#### SET EXERCISE:
Exclude pictures. Extract exactly the lines from the one that contains "Output the HTML that produces this rendering." down to the one that contains "2019. En miles</div>", both included.

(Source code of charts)

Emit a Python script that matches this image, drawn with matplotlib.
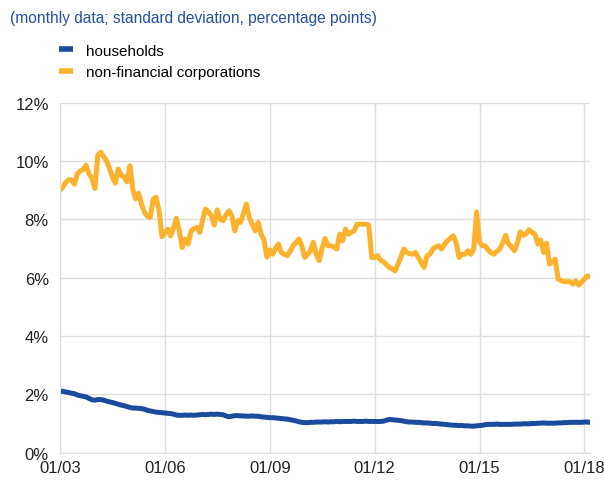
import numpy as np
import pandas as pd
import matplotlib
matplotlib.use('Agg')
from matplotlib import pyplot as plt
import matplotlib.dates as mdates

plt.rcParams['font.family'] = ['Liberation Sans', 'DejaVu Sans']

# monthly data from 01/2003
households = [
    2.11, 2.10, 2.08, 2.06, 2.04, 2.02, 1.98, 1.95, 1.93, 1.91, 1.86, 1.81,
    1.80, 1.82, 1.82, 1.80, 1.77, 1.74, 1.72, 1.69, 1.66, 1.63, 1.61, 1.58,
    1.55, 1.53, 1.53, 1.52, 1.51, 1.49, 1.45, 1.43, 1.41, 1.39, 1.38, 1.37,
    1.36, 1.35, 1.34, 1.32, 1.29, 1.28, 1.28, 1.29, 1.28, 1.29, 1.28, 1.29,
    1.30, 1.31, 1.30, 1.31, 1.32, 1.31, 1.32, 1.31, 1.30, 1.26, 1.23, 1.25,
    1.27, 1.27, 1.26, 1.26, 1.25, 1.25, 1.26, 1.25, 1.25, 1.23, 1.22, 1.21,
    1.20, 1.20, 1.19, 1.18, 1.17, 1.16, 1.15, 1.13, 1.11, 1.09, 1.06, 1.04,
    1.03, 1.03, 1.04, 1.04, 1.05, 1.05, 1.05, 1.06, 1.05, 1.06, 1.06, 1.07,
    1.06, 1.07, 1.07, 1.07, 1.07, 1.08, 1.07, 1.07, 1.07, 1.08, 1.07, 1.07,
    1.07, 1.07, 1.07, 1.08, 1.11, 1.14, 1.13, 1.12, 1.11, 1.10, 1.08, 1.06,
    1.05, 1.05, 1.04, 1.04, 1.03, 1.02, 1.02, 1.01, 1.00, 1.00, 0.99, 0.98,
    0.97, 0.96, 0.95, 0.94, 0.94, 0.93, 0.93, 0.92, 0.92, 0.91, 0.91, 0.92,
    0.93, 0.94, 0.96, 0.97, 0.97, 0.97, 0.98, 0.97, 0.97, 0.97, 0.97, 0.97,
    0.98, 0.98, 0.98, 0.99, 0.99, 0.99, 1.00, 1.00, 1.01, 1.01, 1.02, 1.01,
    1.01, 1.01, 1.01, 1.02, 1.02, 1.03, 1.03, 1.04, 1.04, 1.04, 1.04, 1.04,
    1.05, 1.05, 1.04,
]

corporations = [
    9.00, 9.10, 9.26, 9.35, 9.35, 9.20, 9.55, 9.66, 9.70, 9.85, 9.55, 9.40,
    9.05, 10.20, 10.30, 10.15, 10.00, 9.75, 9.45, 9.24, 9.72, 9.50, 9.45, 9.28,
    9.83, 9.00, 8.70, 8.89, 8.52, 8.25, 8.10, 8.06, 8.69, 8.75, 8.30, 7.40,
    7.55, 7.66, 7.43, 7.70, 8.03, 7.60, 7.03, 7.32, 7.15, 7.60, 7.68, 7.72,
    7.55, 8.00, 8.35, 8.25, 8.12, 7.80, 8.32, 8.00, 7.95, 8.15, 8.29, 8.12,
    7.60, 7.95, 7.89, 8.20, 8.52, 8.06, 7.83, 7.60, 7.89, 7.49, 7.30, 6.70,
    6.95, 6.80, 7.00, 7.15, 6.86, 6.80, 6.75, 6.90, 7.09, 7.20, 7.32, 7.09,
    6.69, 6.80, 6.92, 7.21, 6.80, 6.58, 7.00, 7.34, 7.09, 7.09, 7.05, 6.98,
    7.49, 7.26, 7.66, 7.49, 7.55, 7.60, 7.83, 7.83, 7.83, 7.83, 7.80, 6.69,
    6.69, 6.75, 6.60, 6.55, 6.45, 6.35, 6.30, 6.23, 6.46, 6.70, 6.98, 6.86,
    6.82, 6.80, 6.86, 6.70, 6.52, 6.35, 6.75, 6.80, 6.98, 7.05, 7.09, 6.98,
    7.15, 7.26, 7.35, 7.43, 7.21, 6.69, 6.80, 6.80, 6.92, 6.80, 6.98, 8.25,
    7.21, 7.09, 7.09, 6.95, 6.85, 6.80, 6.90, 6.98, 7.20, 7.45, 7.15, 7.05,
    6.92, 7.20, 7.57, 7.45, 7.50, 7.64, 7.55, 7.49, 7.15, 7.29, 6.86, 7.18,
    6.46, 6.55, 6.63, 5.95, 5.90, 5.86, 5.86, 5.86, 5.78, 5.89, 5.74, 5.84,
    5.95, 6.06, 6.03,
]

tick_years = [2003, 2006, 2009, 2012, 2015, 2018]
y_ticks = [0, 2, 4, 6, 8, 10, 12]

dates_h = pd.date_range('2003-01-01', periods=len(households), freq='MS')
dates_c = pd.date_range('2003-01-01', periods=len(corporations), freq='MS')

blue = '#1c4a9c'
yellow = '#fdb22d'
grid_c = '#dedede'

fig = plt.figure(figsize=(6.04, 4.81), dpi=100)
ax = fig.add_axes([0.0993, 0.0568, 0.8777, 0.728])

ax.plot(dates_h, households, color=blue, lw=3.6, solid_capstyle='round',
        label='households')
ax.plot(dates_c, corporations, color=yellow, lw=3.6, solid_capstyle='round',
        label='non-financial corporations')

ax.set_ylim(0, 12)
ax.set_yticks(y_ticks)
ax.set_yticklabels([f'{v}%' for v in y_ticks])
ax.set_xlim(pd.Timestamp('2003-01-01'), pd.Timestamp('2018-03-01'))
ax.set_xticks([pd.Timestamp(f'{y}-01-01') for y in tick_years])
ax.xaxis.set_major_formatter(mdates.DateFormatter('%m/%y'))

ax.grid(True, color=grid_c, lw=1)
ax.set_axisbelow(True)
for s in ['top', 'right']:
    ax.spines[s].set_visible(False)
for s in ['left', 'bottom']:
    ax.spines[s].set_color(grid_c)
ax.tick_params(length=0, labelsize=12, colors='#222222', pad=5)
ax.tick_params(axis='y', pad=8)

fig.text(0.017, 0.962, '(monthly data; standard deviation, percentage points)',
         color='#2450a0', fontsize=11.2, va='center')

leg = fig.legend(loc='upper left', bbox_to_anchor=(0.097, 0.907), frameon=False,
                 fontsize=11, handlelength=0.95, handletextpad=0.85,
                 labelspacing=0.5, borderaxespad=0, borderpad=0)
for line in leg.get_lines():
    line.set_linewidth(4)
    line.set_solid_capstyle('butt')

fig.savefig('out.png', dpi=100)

==

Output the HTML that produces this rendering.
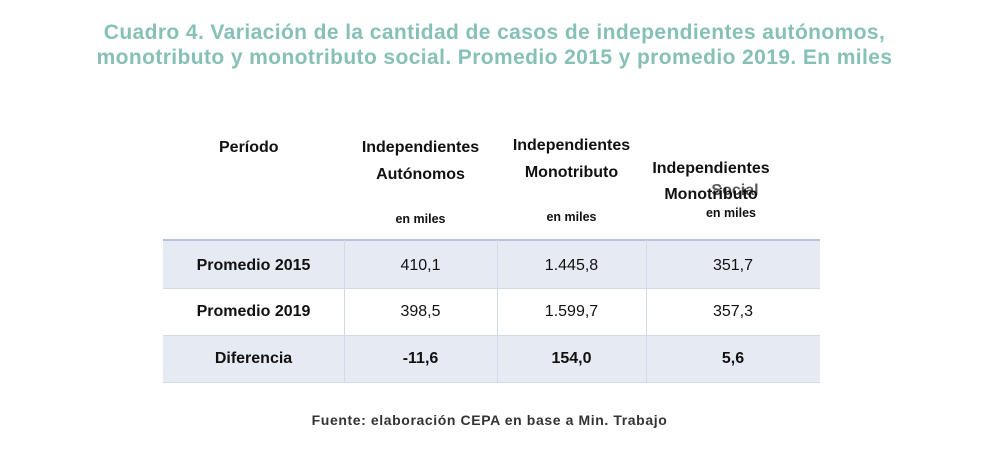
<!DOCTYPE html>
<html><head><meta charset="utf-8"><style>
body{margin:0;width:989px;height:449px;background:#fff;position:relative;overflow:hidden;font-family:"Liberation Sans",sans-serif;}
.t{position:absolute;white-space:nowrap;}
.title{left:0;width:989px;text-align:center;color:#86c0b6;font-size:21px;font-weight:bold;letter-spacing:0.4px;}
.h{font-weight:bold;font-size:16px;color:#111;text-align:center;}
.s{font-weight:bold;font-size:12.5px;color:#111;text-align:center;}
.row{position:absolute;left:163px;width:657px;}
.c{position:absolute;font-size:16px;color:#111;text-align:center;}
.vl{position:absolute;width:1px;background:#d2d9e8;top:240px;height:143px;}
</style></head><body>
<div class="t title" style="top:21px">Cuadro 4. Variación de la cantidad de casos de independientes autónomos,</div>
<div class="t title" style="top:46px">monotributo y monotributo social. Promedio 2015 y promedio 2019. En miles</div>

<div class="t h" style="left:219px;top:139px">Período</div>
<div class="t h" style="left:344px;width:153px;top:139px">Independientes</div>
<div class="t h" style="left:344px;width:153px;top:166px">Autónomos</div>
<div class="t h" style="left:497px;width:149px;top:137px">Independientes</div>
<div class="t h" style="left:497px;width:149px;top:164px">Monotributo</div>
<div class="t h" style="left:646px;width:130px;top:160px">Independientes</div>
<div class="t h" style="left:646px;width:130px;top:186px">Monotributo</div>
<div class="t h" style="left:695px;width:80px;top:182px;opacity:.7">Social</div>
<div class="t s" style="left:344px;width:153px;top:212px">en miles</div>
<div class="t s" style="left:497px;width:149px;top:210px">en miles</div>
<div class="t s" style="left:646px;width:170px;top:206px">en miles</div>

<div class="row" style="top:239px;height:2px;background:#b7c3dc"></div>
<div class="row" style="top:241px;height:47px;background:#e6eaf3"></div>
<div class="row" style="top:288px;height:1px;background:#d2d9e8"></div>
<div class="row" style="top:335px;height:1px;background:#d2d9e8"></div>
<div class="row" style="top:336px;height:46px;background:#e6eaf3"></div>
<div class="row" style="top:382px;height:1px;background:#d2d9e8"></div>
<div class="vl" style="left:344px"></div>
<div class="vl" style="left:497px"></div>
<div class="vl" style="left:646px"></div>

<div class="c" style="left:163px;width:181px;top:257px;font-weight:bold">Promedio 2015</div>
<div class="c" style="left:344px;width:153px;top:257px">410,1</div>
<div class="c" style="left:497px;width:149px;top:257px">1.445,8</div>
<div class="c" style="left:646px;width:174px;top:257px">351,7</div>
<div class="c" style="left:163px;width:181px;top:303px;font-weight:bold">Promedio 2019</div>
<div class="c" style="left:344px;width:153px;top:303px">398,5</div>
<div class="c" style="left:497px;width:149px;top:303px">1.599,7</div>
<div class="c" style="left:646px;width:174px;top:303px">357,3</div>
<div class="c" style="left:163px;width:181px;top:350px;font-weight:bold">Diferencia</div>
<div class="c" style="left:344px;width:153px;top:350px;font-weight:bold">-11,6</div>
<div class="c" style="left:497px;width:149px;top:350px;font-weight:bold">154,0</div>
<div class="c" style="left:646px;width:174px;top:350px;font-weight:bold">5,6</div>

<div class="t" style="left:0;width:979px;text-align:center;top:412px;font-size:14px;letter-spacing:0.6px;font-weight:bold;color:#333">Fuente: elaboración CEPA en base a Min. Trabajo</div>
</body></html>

#### WRITTEN REPLY:
Output the HTML that produces this rendering.
<!DOCTYPE html>
<html><head><meta charset="utf-8"><style>
body{margin:0;width:989px;height:449px;background:#fff;position:relative;overflow:hidden;font-family:"Liberation Sans",sans-serif;}
.t{position:absolute;white-space:nowrap;}
.title{left:0;width:989px;text-align:center;color:#86c0b6;font-size:21px;font-weight:bold;letter-spacing:0.4px;}
.h{font-weight:bold;font-size:16px;color:#111;text-align:center;}
.s{font-weight:bold;font-size:12.5px;color:#111;text-align:center;}
.row{position:absolute;left:163px;width:657px;}
.c{position:absolute;font-size:16px;color:#111;text-align:center;}
.vl{position:absolute;width:1px;background:#d2d9e8;top:240px;height:143px;}
</style></head><body>
<div class="t title" style="top:21px">Cuadro 4. Variación de la cantidad de casos de independientes autónomos,</div>
<div class="t title" style="top:46px">monotributo y monotributo social. Promedio 2015 y promedio 2019. En miles</div>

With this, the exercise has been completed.